In our article, we are focusing on Redis and Memcached and both are in-memory distributed caching solution.
Challenges in Caching
Caching is an integral part of any application. It is no doubt a performance booster. But, its proper implementation requires a lot of attention. It brings various challenges based on the application requirement. In this section, we will talk about some of the major challenges to overcome.
Dynamic data and cache invalidation: Cache is not a database, rather it is a temporary storage of most frequently used data. So, the actual data always lies in the database or the back end persistence storage. Now, when there is a change or update or modification of data, the database is updated instantly. But, the cache may have the previous stale data, which is no longer valid. So, there should be some mechanism in place, which can update the cache and make it relevant.
Cache failure: This is again a major risk, even if you have a proper cache implementation. When a requested data is not found in the cache, the back end database is searched. So, there is an increase of load on the database end. Now, if the cache fails, the total load will hit the database, which might be a serious concern. So, a proper fail-over strategy should be implemented (may be by using multi-level caching or distributed caching system).
Deployment issues: Imagine in a production environment, you need to re-deploy your application server or web server. Or you may be re-starting your servers. So, the local cache gets cleared instantly. It also impacts the server level caches. As a result, all user requests will hit the database and slow down the performance. To overcome this issue, proper deployment strategy has to be in place.
Selection criteria – Redis or Memcached?
In this section, we will discuss about the caching options available in the open source world and their fitness with your application. We already know that Redis and Memcached are the two caching solutions which are widely used across different applications. But, we cannot select blindly without checking our application requirement.
Let’s dive into some more details to get a proper understanding and direction.
Now, we will explore the following key areas for selecting a proper caching strategy for your application.
- Data type support: Data type support is one of the major criteria for selecting Redis or Memcached. Memcached supports simple data records with a key/value structure. But, Redis supports five types of data structure. It includes String, Hash, List, Set and Sorted Set. So, it is more effective in real-life scenarios. Whereas, Memcached is suitable for simple key/value pairs (preferably String value).So, Memcached is preferred for the small volume of simple static date. And, redis is suitable for complex data structures with a large volume of data.
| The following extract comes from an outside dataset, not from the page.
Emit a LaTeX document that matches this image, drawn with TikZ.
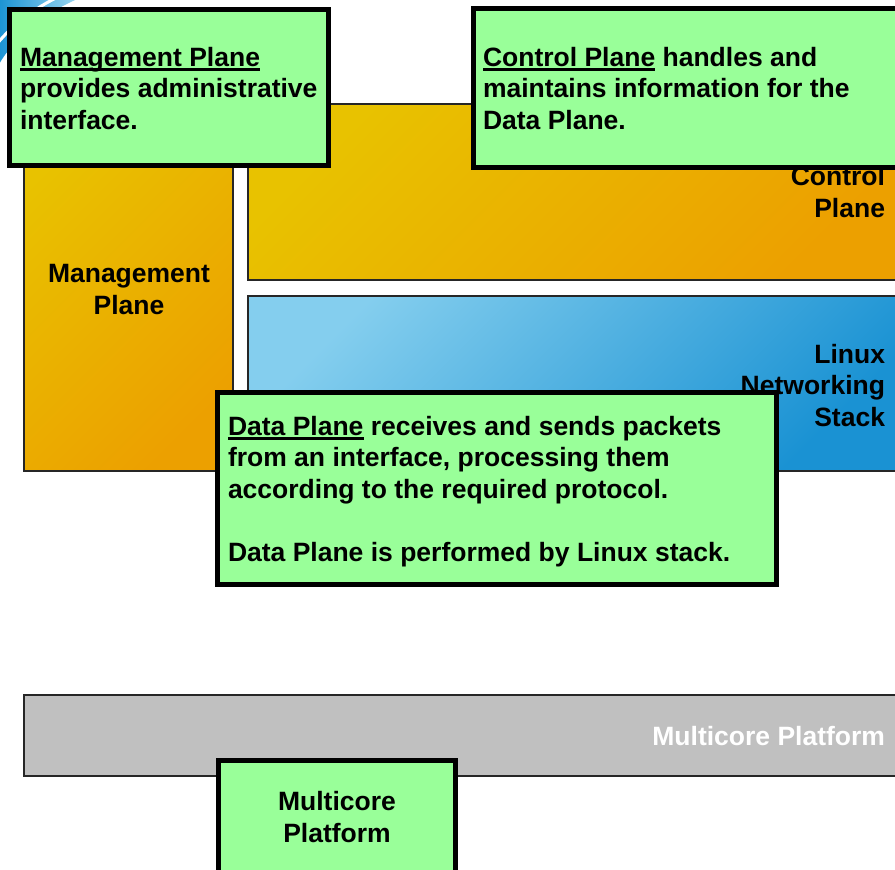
\documentclass[tikz,border=0pt]{standalone}
\usepackage{fontspec}
\setmainfont{Liberation Sans}
\definecolor{calloutgreen}{HTML}{99FF99}
\definecolor{orangeA}{HTML}{E8C200}
\definecolor{orangeB}{HTML}{ECA000}
\definecolor{blueA}{HTML}{84CEEE}
\definecolor{blueB}{HTML}{1A92D3}
\definecolor{platgray}{HTML}{C0C0C0}
\newcommand\myul[1]{\setbox0\hbox{#1}\rlap{\rule[-4.5pt]{\wd0}{2.2pt}}\box0\relax}
\begin{document}
\begin{tikzpicture}[x=1pt,y=-1pt,
  txt/.style={font=\bfseries\fontsize{26.5}{31.5}\selectfont, inner sep=0pt, outer sep=0pt},
  callout/.style={draw=black, line width=5pt, fill=calloutgreen},
  orangebox/.style={draw=black!85, line width=1.5pt, top color=orangeA, bottom color=orangeB, shading angle=45},
  bluebox/.style={draw=black!85, line width=1.5pt, top color=blueA, bottom color=blueB, shading angle=45},
  graybox/.style={draw=black!85, line width=1.5pt, fill=platgray}]
\useasboundingbox (0,0) rectangle (895,870);
\clip (0,0) rectangle (895,870);
% decorative swoosh at top-left
\shade[left color=blueB, right color=blueA!80] (-2,-2) -- (80,-2) .. controls (50,10) and (15,35) .. (-2,66) -- cycle;
\draw[white, line width=3pt] (58,-3) .. controls (35,8) and (12,25) .. (-3,44);
% plane boxes
\draw[orangebox] (24,104) rectangle (233,471);
\draw[orangebox] (248,104) rectangle (905,280);
\draw[bluebox] (248,296) rectangle (905,471);
\node[txt, anchor=base, align=center] (mgmtlbl) at (129,314) {Management\\Plane};
\node[txt, anchor=base east, align=right] (ctrllbl) at (885,217) {Control\\Plane};
\node[txt, anchor=base east, align=right] (linuxlbl) at (885,426) {Linux\\Networking\\Stack};
% platform
\draw[graybox] (24,695) rectangle (905,776);
\node[txt, anchor=base east, text=white] (platlbl) at (885,745) {Multicore Platform};
% callouts
\draw[callout] (9,9) rectangle (328.5,165.5);
\node[txt, anchor=base west, align=left] (mgmtnote) at (20,129) {\myul{Management Plane}\\provides administrative\\interface.};
\draw[callout] (473.5,8.5) rectangle (910,167.5);
\node[txt, anchor=base west, align=left] (ctrlnote) at (483,129) {\myul{Control Plane} handles and\\maintains information for the\\Data Plane.};
\draw[callout] (217.5,392.5) rectangle (776,584);
\node[txt, anchor=base west, align=left] (datanote) at (228,561) {\myul{Data Plane} receives and sends packets\\from an interface, processing them\\according to the required protocol.\\\mbox{}\\Data Plane is performed by Linux stack.};
\draw[callout] (218,760.5) rectangle (455.5,880);
\node[txt, anchor=base, align=center] (platnote) at (337,842) {Multicore\\Platform};
\end{tikzpicture}
\end{document}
- Memory management: Memory management is another key area to consider before selecting the proper caching solutions. Redis and Memcached follows a different structure for storing cached data. In the case of Memcached, all data caching is done on the physical memory only, no disk operation is performed. But, Redis is having a proper mechanism to store values on the disk when the physical memory is full (reached the threshold value). Redis only caches the key information in the memory. Redis swaps the values based on a calculation, which is known as swappability. And, when the data is swapped, it is deleted from the memory. We must remember that, Redis keeps all the keys in-memory and it does not swap all the data. So, during fetching, if the data is available in-memory, it is served immediately. Else, it is swapped back from the disk to memory, and then send back to the client. Whereas, Memcached uses Slab/chunk allocation for memory management.
- Performance: Memcached is faster when the data is static in nature and volume is low. Memcached is memory only storage, so when the data volume increases, its performance decreases. Whereas, the performance of Redis is superior when data is dynamic and complex in nature. Redis also performs better with a huge volume of data and a clustered environment.
- Persistence support: We all know that, Redis and Memcached are both in-memory data store. It means that they only use memory for their storage. But, Redis supports in-memory data persistence. On the other hand, Memcached does not have any support for memory data persistence.
Let’s explore some more details about Redis persistence support. It will help us to select the proper caching mechanism for our applications.
Redis supports persistence in two forms, one is RDB snapshot and the other one is AOF log.
RDB snapshot is the most widely used mechanism for memory data persistence. In this process, a snapshot of the current data is stored in a data file. RDB files are incorruptible as the write operation is done in a separate process. Following are the steps followed in a RDB snapshot and store process.
- Snapshot of the current data is taken as per scheduled configuration
- Current process creates a sub process
- Sub process writes the snapshot data in a temp file
- Temp file is renamed as a RDB file
The other form of persistence is by creating an AOF log file, which is actually an Append Only File (AOF). It is a plain text file with standard redis commands. This file will have the appended commands which causes data changes to the AOF.
- Cluster management: Memcached does not support distributed mode and clustered environment. The only way to implement distributed storage is to use distributed algorithms and client side storage. Memcached does not support server distributed storage. On the other hand, Redis supports clustered environment by default. Its distributed storage is on the server side and it can expand in a linear way.
Use case discussion: In this section, we will focus on some practical use cases. The purpose is to identify the use case suitable for Redis and Memcached. This discussion will help you to relate caching with the real world scenarios and select the proper caching framework.
- In a small and medium e-commerce site, Memcached is suitable. Memcached is very efficient in storing huge volume of static data, like static HTML pages, item data, item price etc., which are frequently accessed by the users.
- In a large e-commerce platform, where the data volume is huge, we should go for Redis. Redis is capable of managing a large volume of data in a clustered environment. Here, Memcached would not be a good fit.
- In a data critical application like banking, finance and insurance application, where you cannot afford to lose data, Redis would be a good fit. It offers memory data persistence in a data file (RDB snap shot and AOF file). AOF file should be selected for zero data loss.
- In an application, where you need to store complex data types (more specifically different data structures), Redis should be selected. As, Memcached only support key/value data.
The purpose of this application is to understand the importance of caching and its different implementation. Here we have discussed, different aspects of caching. We have also covered the challenges involved and their solutions. The main focus of this application is to discuss about Redis and Memcached – two most widely used caching solutions. And, at the end, we have covered some practical scenarios and their caching selection criteria.